Do you experience frequent urination? Do you feel hungry even after you have meals? You might be showing signs of diabetes. Diabetes is a serious disease. When left untreated, diabetes can cause kidney damage, nerve damage etc. To treat diabetes, you should know its symptoms. What are the symptoms? Read on…
Diabetes is a condition wherein the person suffers from high blood sugar levels for prolonged periods.
Diabetes is of 3 types:
- Type 1 diabetes
- Type 2 diabetes
- Gestational diabetes
Type 1 diabetes occurs when the immune system destroy the insulin-producing cells in the pancreas. Type 2 diabetes is a condition wherein the body of the person makes insulin but the cells do not use insulin properly. Gestational diabetes is a condition wherein pregnant women without a previous history of diabetes develop high blood sugar levels.
Type 1 diabetes and type 2 diabetes have common symptoms.
What are the symptoms of diabetes?
The symptoms of diabetes are as follows:
- Increased thirst
- Increased hunger even after eating
- Frequent urination
- Excessive tiredness
- Blurred vision
- Numbness or tingling sensation in hand or feet
- Frequent infections of skin, urinary tract or vagina
Along with above symptoms a person with type 1 diabetes can experience dry mouth, abdominal pain, heavy breathing etc.

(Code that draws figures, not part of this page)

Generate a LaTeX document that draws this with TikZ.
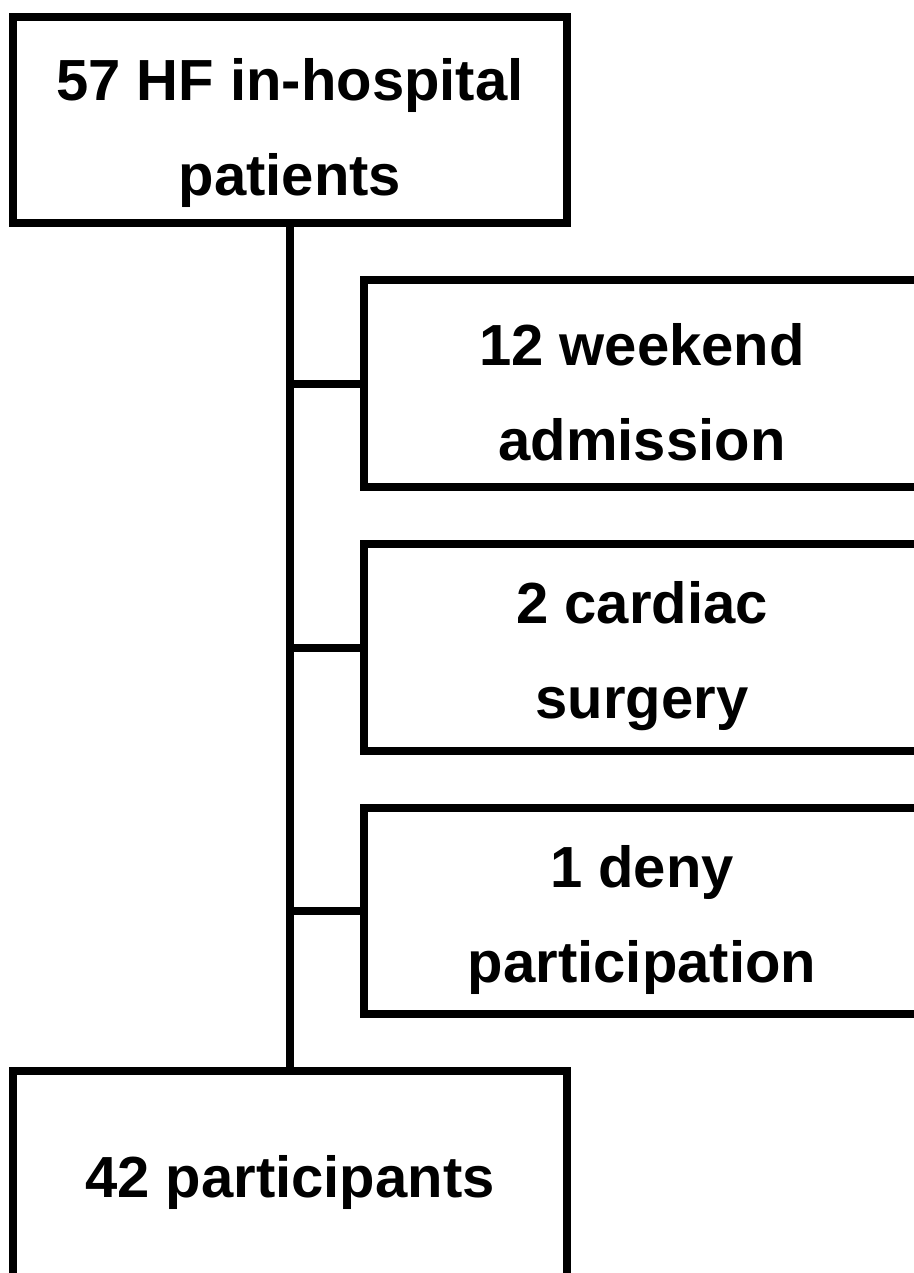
\documentclass[tikz,border=0pt]{standalone}
\usepackage{fontspec}
\setmainfont{Liberation Sans}
\begin{document}
\begin{tikzpicture}[x=1pt,y=-1pt,
  box/.style={draw=black,line width=8pt,rectangle,inner sep=0pt},
  txt/.style={inner sep=0pt,align=center,font=\fontsize{58}{95}\selectfont\bfseries},
  link/.style={draw=black,line width=8pt}]
\useasboundingbox (0,0) rectangle (913,1273);
\node[box,minimum width=554pt,minimum height=206pt] (top) at (290,120) {};
\node[box,minimum width=556pt,minimum height=207pt] (b1) at (642,383.5) {};
\node[box,minimum width=556pt,minimum height=207pt] (b2) at (642,647.5) {};
\node[box,minimum width=556pt,minimum height=206pt] (b3) at (642,911) {};
\node[box,minimum width=554pt,minimum height=207pt] (bot) at (290,1174.5) {};
\node[txt] (toptext) at ([yshift=-13pt]top.center) {57 HF in-hospital\\patients};
\node[txt] (b1text) at ([yshift=-9pt]b1.center) {12 weekend\\admission};
\node[txt] (b2text) at ([yshift=-9pt]b2.center) {2 cardiac\\surgery};
\node[txt] (b3text) at ([yshift=-9pt]b3.center) {1 deny\\participation};
\node[txt] (bottext) at ([yshift=-8pt]bot.center) {42 participants};
\draw[link] (top.south) -- (bot.north);
\draw[link] (b1.west -| top.south) -- (b1.west);
\draw[link] (b2.west -| top.south) -- (b2.west);
\draw[link] (b3.west -| top.south) -- (b3.west);
\end{tikzpicture}
\end{document}
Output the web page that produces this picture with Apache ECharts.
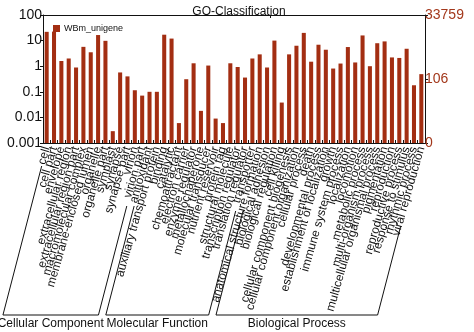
<!DOCTYPE html>
<html>
<head>
<meta charset="utf-8">
<script src="https://cdn.jsdelivr.net/npm/echarts@6/dist/echarts.min.js"></script>
<style>
  html, body { margin: 0; padding: 0; background: #fff; }
  #chart { width: 474px; height: 332px; }
</style>
</head>
<body>
<div id="chart"></div>
<script>
// GO term categories, grouped by ontology
const ccTerms = ['cell', 'cell part', 'envelope', 'extracellular region', 'extracellular region part',
  'macromolecular complex', 'membrane-enclosed lumen', 'organelle', 'organelle part', 'symplast',
  'synapse', 'synapse part', 'virion', 'virion part'];
const mfTerms = ['antioxidant', 'auxiliary transport protein', 'binding', 'catalytic', 'chemoattractant',
  'electron carrier', 'enzyme regulator', 'metallochaperone', 'molecular transducer', 'nutrient reservoir',
  'protein tag', 'structural molecule', 'transcription regulator', 'translation regulator', 'transporter'];
const bpTerms = ['anatomical structure formation', 'biological adhesion', 'biological regulation', 'cell killing',
  'cellular component biogenesis', 'cellular component organization', 'cellular process', 'death',
  'developmental process', 'establishment of localization', 'growth', 'immune system process', 'localization',
  'locomotion', 'metabolic process', 'multi-organism process', 'multicellular organismal process',
  'pigmentation', 'reproduction', 'reproductive process', 'response to stimulus', 'rhythmic process',
  'viral reproduction'];

// Percent of genes per term
const ccPercent = [22, 22.5, 1.6, 2.0, 0.89, 5.7, 3.5, 16.5, 9.8, 0.0029, 0.57, 0.40, 0.115, 0.071];
const mfPercent = [0.1, 0.1, 17, 12, 0.006, 0.31, 1.3, 0.018, 1.06, 0.009, 0.006, 1.3, 0.93, 0.36, 2.0];
const bpPercent = [2.9, 0.89, 10, 0.038, 2.9, 6.3, 20, 1.5, 6.9, 4.4, 0.81, 1.27, 5.6, 1.4, 15.9, 1.0,
  7.9, 9.3, 2.2, 2.1, 4.8, 0.18, 0.49];

const groupNames = ['Cellular Component', 'Molecular Function', 'Biological Process'];
const percentTicks = ['0.001', '0.01', '0.1', '1', '10', '100'];
const geneCountTicks = ['0', '106', '33759'];
const seriesName = 'WBm_unigene';

const categories = ccTerms.concat(mfTerms, bpTerms);
const values = ccPercent.concat(mfPercent, bpPercent);
const groupSizes = [ccTerms.length, mfTerms.length, bpTerms.length];

const FONT = 'Liberation Sans, Arial, sans-serif';
const BAR = '#a32e12';
const RED_TEXT = '#a3381c';
const GRID = { left: 43, right: 49, top: 15, bottom: 189 };

const chart = echarts.init(document.getElementById('chart'), null, { renderer: 'canvas' });

const option = {
  animation: false,
  backgroundColor: '#fff',
  textStyle: { fontFamily: FONT },
  title: {
    text: 'GO-Classification',
    left: 234, top: 1, textAlign: 'center',
    textStyle: { fontSize: 12, fontWeight: 'normal', color: '#111', fontFamily: FONT }
  },
  legend: {
    data: [seriesName],
    left: 48, top: 19,
    itemWidth: 7, itemHeight: 7, itemGap: 4,
    icon: 'rect',
    textStyle: { fontSize: 9, color: '#111', fontFamily: FONT, padding: [0, 0, 0, -1] }
  },
  grid: Object.assign({ containLabel: false, outerBoundsMode: 'none' }, GRID),
  xAxis: [{
    type: 'category',
    data: categories,
    position: 'bottom',
    axisLine: { lineStyle: { color: '#111', width: 1 } },
    axisTick: { show: true, inside: true, length: 3, lineStyle: { color: '#111' } },
    axisLabel: {
      interval: 0, rotate: 74, margin: 4,
      fontSize: 12, color: '#111', fontFamily: FONT, hideOverlap: false
    }
  }, {
    type: 'category',
    data: categories,
    position: 'top',
    axisLine: { lineStyle: { color: '#111', width: 1 } },
    axisTick: { show: true, inside: true, length: 3, lineStyle: { color: '#111' } },
    axisLabel: { show: false }
  }],
  yAxis: [{
    type: 'log',
    logBase: 10,
    min: 0.001, max: 100,
    startValue: 0.001,
    name: 'Percent of genes',
    nameLocation: 'middle', nameGap: 31, nameRotate: 90,
    nameTextStyle: { fontSize: 12, color: '#111', fontFamily: FONT },
    axisLine: { show: true, lineStyle: { color: '#111' } },
    axisTick: { show: true, length: 3, lineStyle: { color: '#111' } },
    splitLine: { show: false },
    axisLabel: {
      fontSize: 14, color: '#111', margin: 1, align: 'right', fontFamily: FONT,
      formatter: v => percentTicks[Math.round(Math.log10(v)) + 3]
    }
  }, {
    type: 'value',
    position: 'right',
    min: 0, max: 2, interval: 1,
    name: 'Number of genes',
    nameLocation: 'middle', nameGap: 36, nameRotate: 90,
    nameTextStyle: { fontSize: 12, color: '#111', fontFamily: FONT },
    axisLine: { show: true, lineStyle: { color: '#111' } },
    axisTick: { show: true, length: 3, lineStyle: { color: '#111' } },
    splitLine: { show: false },
    axisLabel: {
      fontSize: 14, color: RED_TEXT, margin: 0, align: 'left', fontFamily: FONT,
      formatter: v => geneCountTicks[Math.round(v)]
    }
  }],
  series: [{
    name: seriesName,
    type: 'bar',
    data: values,
    barWidth: '55%',
    itemStyle: { color: BAR },
    xAxisIndex: 0, yAxisIndex: 0
  }]
};

chart.setOption(option);

// Group brackets under the category labels, laid out from the axis positions
function drawBrackets() {
  const axisY = chart.getHeight() - GRID.bottom;
  const slant = 0.26;           // horizontal run per pixel of drop, parallel to the labels
  const bottomY = 315;
  const sideStarts = [[166, 206], [206, 211], [211, 226]];
  const elements = [];
  let start = 0;
  groupSizes.forEach((n, gi) => {
    const first = chart.convertToPixel({ xAxisIndex: 0 }, start);
    const last = chart.convertToPixel({ xAxisIndex: 0 }, start + n - 1);
    const lx = first + 1, rx = last + 1;
    const at = (bx, y) => bx - (y - axisY) * slant;
    const [ls, rs] = sideStarts[gi];
    const lb = at(lx, bottomY), rb = at(rx, bottomY);
    elements.push({
      type: 'polyline',
      shape: { points: [[at(lx, ls), ls], [lb, bottomY], [rb, bottomY], [at(rx, rs), rs]] },
      style: { stroke: '#111', lineWidth: 1, fill: null }
    });
    elements.push({
      type: 'text',
      x: (lb + rb) / 2, y: bottomY + 9,
      style: {
        text: groupNames[gi], fontSize: 12, fontFamily: FONT, fill: '#111',
        align: 'center', verticalAlign: 'middle'
      }
    });
    start += n;
  });
  chart.setOption({ graphic: { elements } });
}
drawBrackets();
</script>
</body>
</html>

In addition to the 9 symptoms mentioned above, a person with type 2 diabetes can experience sores that heal slowly, itchy skin especially around groin area, reduced vision, impotency etc.
What increases the risk of type 1 diabetes?
Type 1 diabetes is rare when compared to type 2 diabetes. A person can get type 1 diabetes when his parents or sibling suffer from diabetes. Generally it’s seen in whites when compared to African-Americans.
What increases the risk of type 2 diabetes?
The following factors increase the risk of type 2 diabetes:
- Age: People who are above 45 have a greater risk of developing type 2 diabetes.
- Obesity: Since increase in the fatty tissue leads to insulin resistance, people who are obese have higher chances of getting type 2 diabetes.
- Family history: A person carries high risk of type 2 diabetes when his parents or siblings have type 2 diabetes.
- Lack of exercise: When a person exercises, the body uses glucose as energy; the cells become more sensitive to insulin. Hence lack of exercise can lead to type 2 diabetes.
- High blood pressure: People who have blood pressure above 140/90 mm Hg carry high risk of developing type 2 diabetes.
- Abnormal cholesterol and triglyceride levels: People having low levels of high-density lipoprotein (HDL) and high levels of triglycerides are at an increased risk of developing type 2 diabetes.
- Gestational diabetes: If a woman developed gestational diabetes during her pregnancy, she is at an increased risk of developing type 2 diabetes in her lifetime.
- Polycystic ovary syndrome: If a woman has polycystic ovary syndrome, she might develop type 2 diabetes later in her life.